今回はAll About編集部が実施した節約に関するアンケートから、45歳男性の失敗談を紹介しながら、意外と知らない“節約の落とし穴”と対策について、ファイナンシャルプランナーでAll About 家計簿・家計管理ガイドの二宮清子さんが解説します。
回答者のプロフィール
回答者本人:45歳男性家族構成:独身(子なし)
雇用形態:正社員
職業:専門商社の営業職
年収:1000万円
現在の年収や暮らしに満足しているか:満足していない
「最初の節約分よりコストが増えてしまった」
男性は「光熱費」の節約で失敗したと言います。「2023年の冬に自宅のリビングで光熱費を節約しようと思い、リビングの電球を安価なLEDに交換しました。冬の電気代が前年より高くなっていることに気づき、『少しでも光熱費を抑えたい』と思ったのがきっかけです」
具体的には、リビングの電球を長寿命・省エネの安価なLEDに変えて、年間の電気代が節約しようと考えたそうです。しかし、想定外の結果に……。
「明るさが足りず、夜に読書や作業をする際に目が疲れやすくなってしまった。結果的に目の疲れを防ぐために追加でデスクライトを購入することになり、最初の節約分よりコストが増えてしまった」
失敗から学んだ大事なこと
男性は光熱費のほかにも、よかれと思って食費を節約してみたものの、当初はあまりうまくいかなかったそうです。
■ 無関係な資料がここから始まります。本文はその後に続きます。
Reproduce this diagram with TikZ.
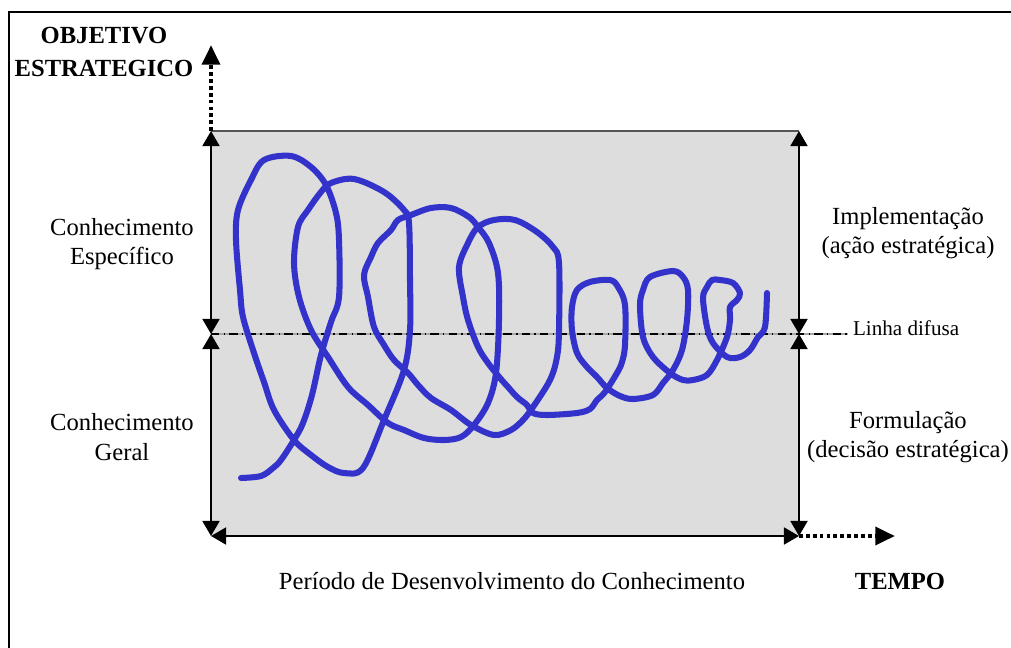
\documentclass[tikz,border=0pt]{standalone}
\usepackage{fontspec}
\setmainfont{Liberation Serif}
\usetikzlibrary{arrows.meta, positioning}
\definecolor{coilblue}{HTML}{3333CC}
\definecolor{panel}{HTML}{DDDDDD}
\definecolor{edge}{HTML}{555555}
\definecolor{fuzzy}{HTML}{A8A8A8}

\begin{document}
\begin{tikzpicture}[x=0.025cm, y=-0.025cm,
  lbl/.style={align=center, inner sep=0pt, font=\fontsize{17.5}{21}\selectfont},
  arr/.style={{Triangle[length=10.7pt,width=12pt]}-{Triangle[length=10.7pt,width=12pt]}, line width=1.6pt},
  dotarr/.style={-{Triangle[length=14pt,width=12.5pt]}, line width=3.3pt, dash pattern=on 2.7pt off 2.2pt},
  coil/.style={coilblue, line width=4.3pt, line join=round, line cap=round}]

  \useasboundingbox (0,0) rectangle (1011,648);

  % outer frame
  \draw[line width=1.4pt] (9,670) -- (9,12) -- (1030,12);

  % corners of the panel
  \coordinate (tl) at (211,131);
  \coordinate (tr) at (799,131);
  \coordinate (bl) at (211,536);
  \coordinate (br) at (799,536);
  \coordinate (ml) at (211,334);
  \coordinate (mr) at (799,334);
  \coordinate (lend) at (848,334);
  \coordinate (goal) at (211,45);
  \coordinate (time) at (895,536);

  \fill[panel] (tl) rectangle (br);
  \draw[edge, line width=0.8pt] (tl) -- (tr);

  % fuzzy line
  \draw[fuzzy, line width=0.8pt] (ml) -- (lend);
  \draw[line width=0.8pt, dash pattern=on 6pt off 3pt on 1pt off 3pt] (ml) -- (lend);

  % knowledge coil
  \draw[coil] plot[smooth, tension=0.55] coordinates {
    (241,478) (261,476) (273,468) (281,460) (294,440) (303,423) (312,395)
    (321,355) (331,322) (339,297) (339,240) (336,213) (326,185) (311,167)
    (291,156) (264,160) (251,180) (238,210) (236,240) (240,290) (243,317)
    (254,353) (264,382) (274,410) (294,440) (311,455) (328,467) (344,473)
    (363,468) (384,420) (404,370) (410,330) (410,280) (409,223) (404,210)
    (384,192) (354,179) (331,183) (321,192) (308,210) (298,227) (294,263)
    (299,297) (311,330) (328,357) (348,387) (368,405) (388,423) (404,430)
    (424,438) (444,440) (461,437) (474,425) (488,403) (496,373) (499,320)
    (498,273) (489,243) (478,227) (469,217) (451,208) (431,208) (411,215)
    (398,220) (391,230) (378,243) (371,257) (364,275) (368,297) (374,327)
    (384,345) (394,360) (408,373) (418,385) (431,398) (451,410) (471,425)
    (494,435) (511,430) (523,420) (533,407) (550,380) (557,357) (559,330)
    (559,263) (553,247) (537,232) (515,220) (494,220) (478,227) (468,243)
    (459,267) (463,297) (468,320) (478,347) (488,363) (500,378) (508,387)
    (517,397) (527,405) (533,413) (547,415) (577,413) (590,409) (597,400)
    (605,392) (617,373) (622,362) (625,345) (625,305) (618,287) (610,280)
    (590,282) (577,290) (572,307) (572,330) (577,353) (587,367) (597,377)
    (607,388) (620,396) (633,399) (653,395) (663,383) (673,370) (682,350)
    (687,320) (688,290) (683,277) (673,271) (650,277) (643,290) (640,305)
    (643,337) (653,357) (670,373) (683,380) (693,380) (707,375) (717,360)
    (727,337) (730,320) (730,307) (737,300) (740,293) (733,283) (720,280)
    (712,280) (707,287) (703,298) (707,327) (713,343) (727,357) (740,357)
    (750,350) (758,337) (765,327) (767,293)};

  % axes and ranges
  \draw[arr] (ml) -- (tl);
  \draw[arr] (ml) -- (bl);
  \draw[arr] (mr) -- (tr);
  \draw[arr] (mr) -- (br);
  \draw[arr] (bl) -- (br);
  \draw[dotarr] (tl) -- (goal);
  \draw[dotarr] (br) -- (time);

  % labels
  \node[lbl, font=\fontsize{17.5}{23.5}\selectfont\bfseries] (goallbl) at (104,52) {OBJETIVO\\ESTRATEGICO};
  \node[lbl] (spec) at (122,244) {Conhecimento\\Específico};
  \node[lbl] (gen) at (122,437) {Conhecimento\\Geral};
  \node[lbl] (impl) at (908,233) {Implementação\\(ação estratégica)};
  \node[lbl] (form) at (908,437) {Formulação\\(decisão estratégica)};
  \node[lbl, font=\fontsize{15}{18}\selectfont, anchor=west, right=0.12cm of lend, yshift=0.15cm] (fuzzylbl) {Linha difusa};
  \node[lbl] (period) at (512,581) {Período de Desenvolvimento do Conhecimento};
  \node[lbl, font=\fontsize{17.5}{21}\selectfont\bfseries] (tempo) at (900,581) {TEMPO};
\end{tikzpicture}
\end{document}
「日常生活で『食費を節約しよう』と、安価なまとめ買いの食材だけで1週間の食事を計画したが、消費期限切れの品が多数出た」
まとめて買った後、食べ切れずに残してしまったり、食べ時を逃して腐らせたりしてしまった経験がある人は少なくないのではないでしょうか。
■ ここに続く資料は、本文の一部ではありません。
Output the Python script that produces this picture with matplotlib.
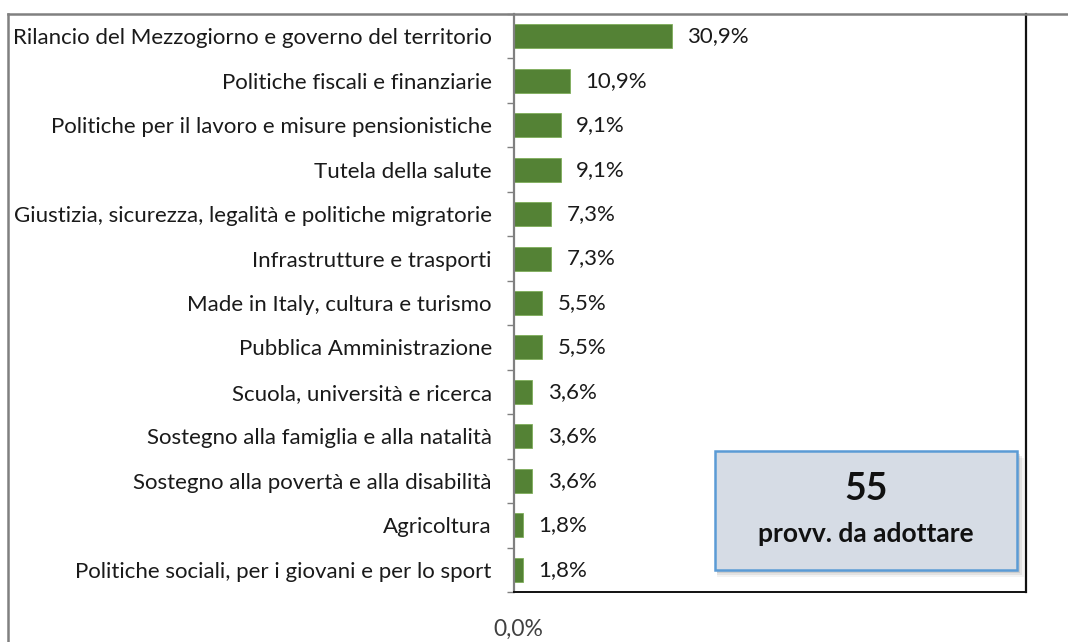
import matplotlib.pyplot as plt
from matplotlib.lines import Line2D
from matplotlib.patches import Rectangle

plt.rcParams['font.family'] = ['Lato', 'DejaVu Sans']

categorie = [
    "Rilancio del Mezzogiorno e governo del territorio",
    "Politiche fiscali e finanziarie",
    "Politiche per il lavoro e misure pensionistiche",
    "Tutela della salute",
    "Giustizia, sicurezza, legalità e politiche migratorie",
    "Infrastrutture e trasporti",
    "Made in Italy, cultura e turismo",
    "Pubblica Amministrazione",
    "Scuola, università e ricerca",
    "Sostegno alla famiglia e alla natalità",
    "Sostegno alla povertà e alla disabilità",
    "Agricoltura",
    "Politiche sociali, per i giovani e per lo sport",
]
quote = [30.9, 10.9, 9.1, 9.1, 7.3, 7.3, 5.5, 5.5, 3.6, 3.6, 3.6, 1.8, 1.8]
etichette = ["30,9%", "10,9%", "9,1%", "9,1%", "7,3%", "7,3%", "5,5%",
             "5,5%", "3,6%", "3,6%", "3,6%", "1,8%", "1,8%"]
totale = "55"
sottotitolo = "provv. da adottare"

W, H = 1068, 642
fig = plt.figure(figsize=(W / 100, H / 100), dpi=100)
ax = fig.add_axes([514 / W, 1 - 592 / H, 512 / W, 578 / H])

y = list(range(len(categorie)))
ax.barh(y, quote, height=0.54, color='#548235', edgecolor='#7fae5a', linewidth=0.6)
for yi, v, t in zip(y, quote, etichette):
    ax.annotate(t, (v, yi), xytext=(11, 0), textcoords='offset points',
                va='center', ha='left', fontsize=16, color='#1a1a1a')

ax.set_xlim(0, 100)
ax.set_ylim(len(categorie) - 0.5, -0.5)
ax.set_yticks(y)
ax.set_yticklabels(categorie, fontsize=16, color='#1a1a1a')
ax.set_yticks([i + 0.5 for i in range(-1, len(categorie))], minor=True)
ax.tick_params(axis='y', which='major', length=0, pad=16)
ax.tick_params(axis='y', which='minor', length=5, color='#808080', width=1)
ax.set_xticks([0.8])
ax.set_xticklabels(["0,0%"], fontsize=16.5, color='#404040')
ax.tick_params(axis='x', length=0, pad=19)

ax.spines['top'].set_visible(False)
ax.spines['left'].set_color('#808080')
ax.spines['left'].set_linewidth(1.6)
ax.spines['right'].set_color('#111111')
ax.spines['right'].set_linewidth(1.6)
ax.spines['bottom'].set_color('#111111')
ax.spines['bottom'].set_linewidth(1.4)

# cornice esterna
fig.add_artist(Line2D([8 / W, 1], [1 - 14 / H, 1 - 14 / H], color='#808080', lw=1.8))
fig.add_artist(Line2D([8 / W, 8 / W], [0, 1 - 14 / H], color='#808080', lw=1.8))

# riquadro con totale
bx0, bx1, by0, by1 = 715, 1017, 451, 570
for k, a in [(7, 0.07), (5, 0.1), (3, 0.15)]:
    fig.add_artist(Rectangle(((bx0 + 2) / W, 1 - (by1 + k) / H), (bx1 - bx0 + k - 2) / W,
                             (by1 - by0) / H, facecolor='#555555', edgecolor='none', alpha=a))
fig.add_artist(Rectangle((bx0 / W, 1 - by1 / H), (bx1 - bx0) / W, (by1 - by0) / H,
                         facecolor='#d6dce5', edgecolor='#5b9bd5', linewidth=1.8))
cx = (bx0 + bx1) / 2 / W
fig.text(cx, 1 - 489 / H, totale, ha='center', va='center', fontsize=27,
         fontweight='bold', color='#111111')
fig.text(cx, 1 - 534 / H, sottotitolo, ha='center', va='center', fontsize=19,
         fontweight='bold', color='#111111')

fig.savefig('out.png', dpi=100)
男性はこの失敗から、「消費量を正確に把握してからまとめ買いすること。品質と賞味期限の確認。長期保存できるものと短期消費品を分ける」という教訓を得たとコメントしています。
“もったいない節約”の典型
この男性のように、実はかけたコストよりも得られるリターンが少なくなってしまうことは、少なくありません。節約時の注意点などについて、二宮清子さんにお聞きしました。二宮:この男性のエピソードは、「節約=安いものを選ぶ」という思い込みが生んだ典型的な“もったいない節約”の例だと感じます。LED電球のように、価格だけで判断すると結果的にコストが増えてしまうことはよくあります。節約は“支出を減らすこと”ではなく、“支出の質を高めること”。つまり、「安く買う」よりも「ムダなく使う」意識が大切です。
例えば、電球と同じように、実はリターンが少ないのが“低価格が売りの家電や日用品”。耐久性が低いためすぐに買い替えが必要になることも多く、結局高くつきがちです。また、格安スマホや保険の切り替えも、サービスや保証内容を十分に比較しないまま契約すると、「思ったより不便」「必要な保証がない」といった落とし穴があります。
賢い節約の第一歩は、“比較・検証”を怠らないこと。購入前に「どのくらいの期間使えるか」「修理や交換コストはどうか」確認し、長期的に得をする選択を意識しましょう。また、固定費の見直しや、使い切れる範囲でのまとめ買いなど、“生活の質を落とさずにムダを減らす工夫”が理想的。節約は短期戦ではなく、続けてこそ成果が出る「家計の習慣化」なのです。
【二宮清子プロフィール】
ファイナンシャルプランナー。家計管理や節約を軸に、生活に寄り添った提案を行うファイナンシャル・プランナー。家庭科の教師としての勤務経験があり、赤字家計を脱出した自分の体験から、ユーザー目線でのアイデアを発信している。All About 家計簿・家計管理ガイド。
<調査概要>
節約の体験談に関するアンケート
調査方法:インターネットアンケート
調査実施日:2025年8月28日
調査対象:全国20~60代の200人(男性:63人、女性:137人)
※回答者のコメントは原文のまま記載しています。